Во второй половине XVIII века, видимо, сложилась благоприятная обстановка для ходатайства евреев с просьбой официально разрешить заниматься «коммерцией и ремеслами» в Париже. Ремесленные корпорации воспротивились этому, следуя традиции, но некоторые аргументы, выдвигавшиеся в этой связи, отражают в то же самое время шаткость старинного порядка вещей, распространение безбожия, наступление «века разума». Весьма показательной в этом отношении является памятная записка, составленная в 1765 году известным адвокатом, господином Гулло, по просьбе торговцев и негоциантов Парижа («Шести Цехов»).

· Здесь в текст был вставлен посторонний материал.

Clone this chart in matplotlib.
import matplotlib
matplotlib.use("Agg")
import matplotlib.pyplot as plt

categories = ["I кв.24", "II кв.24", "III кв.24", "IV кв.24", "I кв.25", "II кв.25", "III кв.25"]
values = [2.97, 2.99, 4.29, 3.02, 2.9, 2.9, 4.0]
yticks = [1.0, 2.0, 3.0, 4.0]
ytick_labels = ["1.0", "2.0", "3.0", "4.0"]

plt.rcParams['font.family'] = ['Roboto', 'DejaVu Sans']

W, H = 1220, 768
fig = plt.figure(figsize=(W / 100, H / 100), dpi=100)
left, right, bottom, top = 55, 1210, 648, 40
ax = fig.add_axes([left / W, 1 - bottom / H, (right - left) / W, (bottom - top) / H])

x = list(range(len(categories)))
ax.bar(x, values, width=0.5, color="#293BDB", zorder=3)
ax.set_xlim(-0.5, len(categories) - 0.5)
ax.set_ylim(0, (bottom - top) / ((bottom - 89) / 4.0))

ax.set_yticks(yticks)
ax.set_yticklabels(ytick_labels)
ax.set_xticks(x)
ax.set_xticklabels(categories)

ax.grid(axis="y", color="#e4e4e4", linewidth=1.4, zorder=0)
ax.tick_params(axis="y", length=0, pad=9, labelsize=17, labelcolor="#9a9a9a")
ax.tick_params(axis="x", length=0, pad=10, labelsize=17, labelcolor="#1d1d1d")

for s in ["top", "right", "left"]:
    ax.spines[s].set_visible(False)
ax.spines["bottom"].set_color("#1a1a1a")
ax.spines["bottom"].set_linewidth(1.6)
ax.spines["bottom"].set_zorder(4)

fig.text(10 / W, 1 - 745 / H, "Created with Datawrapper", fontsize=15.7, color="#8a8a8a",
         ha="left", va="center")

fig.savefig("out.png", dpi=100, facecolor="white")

Эта записка, в основном, представляет собой пространное историческое описание преступлений и злодеяний евреев, украшенное живописными сравнениями и метафорами в соответствии с модой того времени («3аписка торговцев и негоциантов Парижа против допуска евреев». Париж, 1765. Этот документ стал классическим образцом антиеврейской полемики во Франции конца XVIII века. Он даже был переиздан в 1790 году, когда Конституционная Ассамблея рассматривала вопрос об эмансипации евреев.